══ DATA ROWS ══

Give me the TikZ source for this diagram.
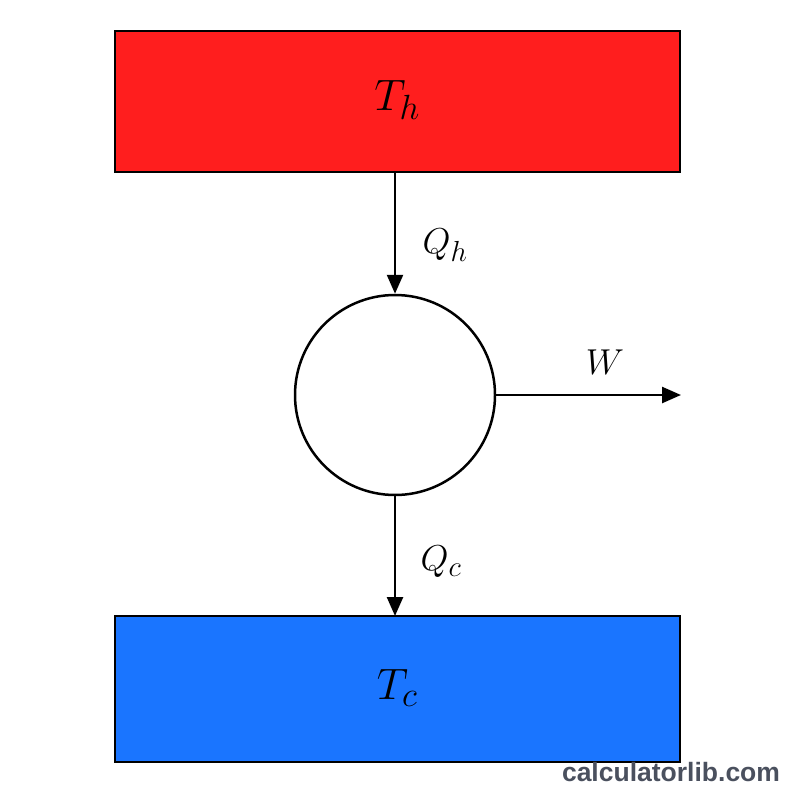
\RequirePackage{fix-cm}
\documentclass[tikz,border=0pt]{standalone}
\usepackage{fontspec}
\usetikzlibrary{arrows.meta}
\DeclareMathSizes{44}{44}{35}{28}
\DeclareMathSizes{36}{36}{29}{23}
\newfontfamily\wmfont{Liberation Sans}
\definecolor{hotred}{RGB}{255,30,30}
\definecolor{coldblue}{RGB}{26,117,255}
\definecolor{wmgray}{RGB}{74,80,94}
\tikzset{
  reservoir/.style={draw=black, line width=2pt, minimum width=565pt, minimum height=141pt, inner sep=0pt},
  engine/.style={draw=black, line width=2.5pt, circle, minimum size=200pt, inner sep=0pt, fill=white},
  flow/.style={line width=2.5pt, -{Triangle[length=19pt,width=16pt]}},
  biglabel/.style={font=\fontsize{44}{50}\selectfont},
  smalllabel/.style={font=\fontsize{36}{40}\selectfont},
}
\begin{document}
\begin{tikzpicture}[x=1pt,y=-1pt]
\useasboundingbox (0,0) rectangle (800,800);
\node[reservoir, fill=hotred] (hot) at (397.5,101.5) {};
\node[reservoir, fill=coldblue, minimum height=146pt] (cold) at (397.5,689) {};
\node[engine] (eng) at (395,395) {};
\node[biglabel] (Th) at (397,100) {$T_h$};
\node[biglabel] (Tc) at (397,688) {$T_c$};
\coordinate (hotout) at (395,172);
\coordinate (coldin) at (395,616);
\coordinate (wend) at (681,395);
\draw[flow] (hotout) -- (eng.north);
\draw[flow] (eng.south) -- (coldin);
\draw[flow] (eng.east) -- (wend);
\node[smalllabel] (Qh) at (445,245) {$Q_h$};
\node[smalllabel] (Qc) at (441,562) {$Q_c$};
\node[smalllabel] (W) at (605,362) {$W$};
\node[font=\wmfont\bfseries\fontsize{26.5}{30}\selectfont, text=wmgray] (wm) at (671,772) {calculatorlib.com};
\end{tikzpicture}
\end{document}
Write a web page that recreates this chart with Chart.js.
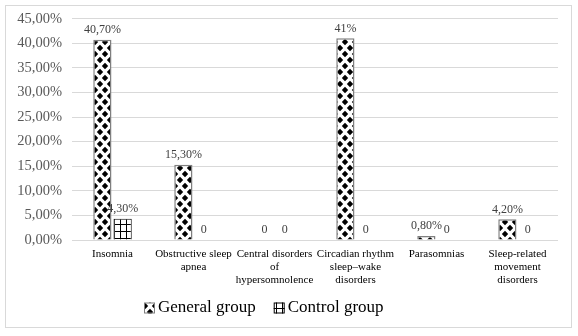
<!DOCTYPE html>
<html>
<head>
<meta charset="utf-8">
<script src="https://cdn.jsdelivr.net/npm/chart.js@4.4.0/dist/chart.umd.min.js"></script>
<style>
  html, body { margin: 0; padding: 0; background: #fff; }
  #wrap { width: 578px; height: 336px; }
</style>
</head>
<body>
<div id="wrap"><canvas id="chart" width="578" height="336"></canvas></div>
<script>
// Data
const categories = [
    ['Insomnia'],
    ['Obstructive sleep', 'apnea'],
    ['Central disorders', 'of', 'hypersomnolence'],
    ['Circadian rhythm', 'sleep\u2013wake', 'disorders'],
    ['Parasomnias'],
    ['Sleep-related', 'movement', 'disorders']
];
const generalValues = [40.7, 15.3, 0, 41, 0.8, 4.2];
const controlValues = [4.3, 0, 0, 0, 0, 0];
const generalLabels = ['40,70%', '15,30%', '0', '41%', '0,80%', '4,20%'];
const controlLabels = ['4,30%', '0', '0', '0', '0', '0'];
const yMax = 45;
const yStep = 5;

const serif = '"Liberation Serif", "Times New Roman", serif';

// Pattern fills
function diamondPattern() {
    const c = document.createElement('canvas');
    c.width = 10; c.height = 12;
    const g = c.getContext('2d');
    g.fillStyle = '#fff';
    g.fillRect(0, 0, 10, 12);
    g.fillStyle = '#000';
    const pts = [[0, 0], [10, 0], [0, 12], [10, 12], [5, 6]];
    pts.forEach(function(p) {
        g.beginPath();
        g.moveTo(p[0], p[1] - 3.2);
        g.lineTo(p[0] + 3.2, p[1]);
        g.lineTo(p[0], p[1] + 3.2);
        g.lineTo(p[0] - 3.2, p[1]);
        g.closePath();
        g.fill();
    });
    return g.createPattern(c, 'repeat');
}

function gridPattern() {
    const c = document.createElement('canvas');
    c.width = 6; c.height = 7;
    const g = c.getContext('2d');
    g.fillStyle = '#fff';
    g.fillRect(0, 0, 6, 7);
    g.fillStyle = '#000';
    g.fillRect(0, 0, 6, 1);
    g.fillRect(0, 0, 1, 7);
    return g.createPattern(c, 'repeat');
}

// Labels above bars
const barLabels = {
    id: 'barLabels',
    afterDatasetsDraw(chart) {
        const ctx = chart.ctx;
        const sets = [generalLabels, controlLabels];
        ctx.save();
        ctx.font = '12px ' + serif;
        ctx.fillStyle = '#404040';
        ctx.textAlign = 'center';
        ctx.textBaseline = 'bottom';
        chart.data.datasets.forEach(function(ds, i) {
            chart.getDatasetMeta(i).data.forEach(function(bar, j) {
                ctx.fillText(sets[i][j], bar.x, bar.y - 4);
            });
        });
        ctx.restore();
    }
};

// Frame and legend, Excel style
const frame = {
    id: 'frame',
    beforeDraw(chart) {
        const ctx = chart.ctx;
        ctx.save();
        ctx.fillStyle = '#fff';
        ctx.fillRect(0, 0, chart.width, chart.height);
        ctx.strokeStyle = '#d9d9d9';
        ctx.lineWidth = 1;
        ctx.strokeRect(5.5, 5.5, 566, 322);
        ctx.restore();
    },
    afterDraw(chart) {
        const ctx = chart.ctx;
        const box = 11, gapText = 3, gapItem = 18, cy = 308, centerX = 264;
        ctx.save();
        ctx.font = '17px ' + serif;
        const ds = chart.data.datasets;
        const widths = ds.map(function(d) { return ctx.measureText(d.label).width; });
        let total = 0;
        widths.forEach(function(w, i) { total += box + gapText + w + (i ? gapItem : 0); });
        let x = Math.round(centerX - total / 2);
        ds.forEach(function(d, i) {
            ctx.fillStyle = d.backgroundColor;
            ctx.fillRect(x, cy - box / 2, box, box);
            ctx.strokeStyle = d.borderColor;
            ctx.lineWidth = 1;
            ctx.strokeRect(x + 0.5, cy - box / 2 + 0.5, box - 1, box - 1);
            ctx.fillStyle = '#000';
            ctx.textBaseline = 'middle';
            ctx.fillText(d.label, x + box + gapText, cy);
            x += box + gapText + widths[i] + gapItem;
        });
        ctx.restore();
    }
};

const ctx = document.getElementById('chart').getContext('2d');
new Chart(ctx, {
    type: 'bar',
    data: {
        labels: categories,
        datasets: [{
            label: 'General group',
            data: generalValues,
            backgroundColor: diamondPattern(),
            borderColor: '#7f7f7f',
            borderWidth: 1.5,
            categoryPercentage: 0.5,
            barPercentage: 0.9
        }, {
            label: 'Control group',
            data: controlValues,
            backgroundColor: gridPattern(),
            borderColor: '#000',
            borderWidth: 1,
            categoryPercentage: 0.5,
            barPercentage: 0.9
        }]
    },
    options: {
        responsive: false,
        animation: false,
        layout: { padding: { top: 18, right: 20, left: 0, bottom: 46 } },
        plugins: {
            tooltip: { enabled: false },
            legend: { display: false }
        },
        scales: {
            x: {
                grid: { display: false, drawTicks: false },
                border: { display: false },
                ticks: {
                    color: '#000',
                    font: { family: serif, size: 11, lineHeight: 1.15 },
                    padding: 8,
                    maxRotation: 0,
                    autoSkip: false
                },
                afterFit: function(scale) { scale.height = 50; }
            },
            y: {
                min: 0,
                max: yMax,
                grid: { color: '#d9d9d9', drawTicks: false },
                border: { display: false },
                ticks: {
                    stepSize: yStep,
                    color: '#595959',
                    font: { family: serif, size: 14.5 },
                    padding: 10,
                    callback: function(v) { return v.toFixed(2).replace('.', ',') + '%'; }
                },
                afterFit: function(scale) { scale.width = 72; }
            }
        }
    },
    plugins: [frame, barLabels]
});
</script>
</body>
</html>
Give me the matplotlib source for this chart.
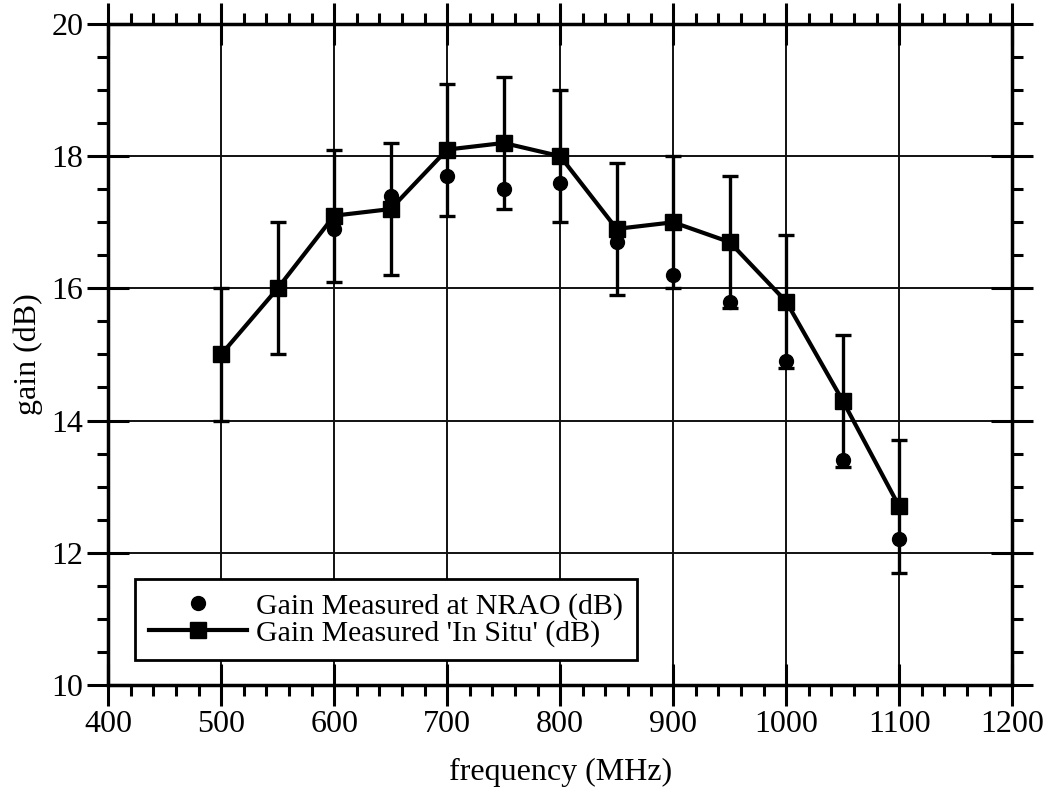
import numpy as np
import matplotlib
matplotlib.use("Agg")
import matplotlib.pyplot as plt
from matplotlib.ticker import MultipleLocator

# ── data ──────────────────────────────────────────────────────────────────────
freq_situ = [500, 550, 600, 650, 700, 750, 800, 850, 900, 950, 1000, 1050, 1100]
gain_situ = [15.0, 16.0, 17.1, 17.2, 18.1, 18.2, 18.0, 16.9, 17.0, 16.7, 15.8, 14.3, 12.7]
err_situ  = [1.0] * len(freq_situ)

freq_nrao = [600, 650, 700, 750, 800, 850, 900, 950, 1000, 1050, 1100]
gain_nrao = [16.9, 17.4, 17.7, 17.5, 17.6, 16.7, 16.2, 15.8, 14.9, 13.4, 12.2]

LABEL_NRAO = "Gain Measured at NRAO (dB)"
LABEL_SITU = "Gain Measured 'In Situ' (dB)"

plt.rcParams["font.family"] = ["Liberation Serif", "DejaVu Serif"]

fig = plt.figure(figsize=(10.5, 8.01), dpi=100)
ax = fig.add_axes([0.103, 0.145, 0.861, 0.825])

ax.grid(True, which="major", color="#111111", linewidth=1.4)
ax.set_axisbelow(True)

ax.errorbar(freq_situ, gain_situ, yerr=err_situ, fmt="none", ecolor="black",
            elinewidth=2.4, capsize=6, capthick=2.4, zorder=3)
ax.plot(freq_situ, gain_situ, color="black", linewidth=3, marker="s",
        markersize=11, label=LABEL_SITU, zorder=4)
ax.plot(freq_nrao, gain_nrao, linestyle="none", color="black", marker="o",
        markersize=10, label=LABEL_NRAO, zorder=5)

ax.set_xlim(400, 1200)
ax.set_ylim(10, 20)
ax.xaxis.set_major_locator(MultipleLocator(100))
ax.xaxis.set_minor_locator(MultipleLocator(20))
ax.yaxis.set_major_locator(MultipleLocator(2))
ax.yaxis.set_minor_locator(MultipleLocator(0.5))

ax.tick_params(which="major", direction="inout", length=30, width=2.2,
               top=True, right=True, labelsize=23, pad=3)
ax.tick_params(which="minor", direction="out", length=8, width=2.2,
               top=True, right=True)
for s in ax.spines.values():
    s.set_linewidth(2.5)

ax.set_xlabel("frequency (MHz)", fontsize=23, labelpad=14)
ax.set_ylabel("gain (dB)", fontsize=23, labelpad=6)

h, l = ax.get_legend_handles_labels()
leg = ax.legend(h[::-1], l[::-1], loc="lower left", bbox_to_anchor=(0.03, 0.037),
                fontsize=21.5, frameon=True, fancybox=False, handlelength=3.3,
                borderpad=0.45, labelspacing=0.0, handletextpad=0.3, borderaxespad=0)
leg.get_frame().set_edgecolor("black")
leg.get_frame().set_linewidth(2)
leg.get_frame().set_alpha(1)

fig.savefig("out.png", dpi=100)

═══

> _REQUIRED TASK_:
Extract the part of the records that opens with the line containing "Give me the matplotlib source for this chart." and closes with the line containing "markersize=10, label=LABEL_NRAO, zorder=5)". Take only those lines, exactly, and no pictures.

> _REPLY TO THE EXERCISE_:
Give me the matplotlib source for this chart.
import numpy as np
import matplotlib
matplotlib.use("Agg")
import matplotlib.pyplot as plt
from matplotlib.ticker import MultipleLocator

# ── data ──────────────────────────────────────────────────────────────────────
freq_situ = [500, 550, 600, 650, 700, 750, 800, 850, 900, 950, 1000, 1050, 1100]
gain_situ = [15.0, 16.0, 17.1, 17.2, 18.1, 18.2, 18.0, 16.9, 17.0, 16.7, 15.8, 14.3, 12.7]
err_situ  = [1.0] * len(freq_situ)

freq_nrao = [600, 650, 700, 750, 800, 850, 900, 950, 1000, 1050, 1100]
gain_nrao = [16.9, 17.4, 17.7, 17.5, 17.6, 16.7, 16.2, 15.8, 14.9, 13.4, 12.2]

LABEL_NRAO = "Gain Measured at NRAO (dB)"
LABEL_SITU = "Gain Measured 'In Situ' (dB)"

plt.rcParams["font.family"] = ["Liberation Serif", "DejaVu Serif"]

fig = plt.figure(figsize=(10.5, 8.01), dpi=100)
ax = fig.add_axes([0.103, 0.145, 0.861, 0.825])

ax.grid(True, which="major", color="#111111", linewidth=1.4)
ax.set_axisbelow(True)

ax.errorbar(freq_situ, gain_situ, yerr=err_situ, fmt="none", ecolor="black",
            elinewidth=2.4, capsize=6, capthick=2.4, zorder=3)
ax.plot(freq_situ, gain_situ, color="black", linewidth=3, marker="s",
        markersize=11, label=LABEL_SITU, zorder=4)
ax.plot(freq_nrao, gain_nrao, linestyle="none", color="black", marker="o",
        markersize=10, label=LABEL_NRAO, zorder=5)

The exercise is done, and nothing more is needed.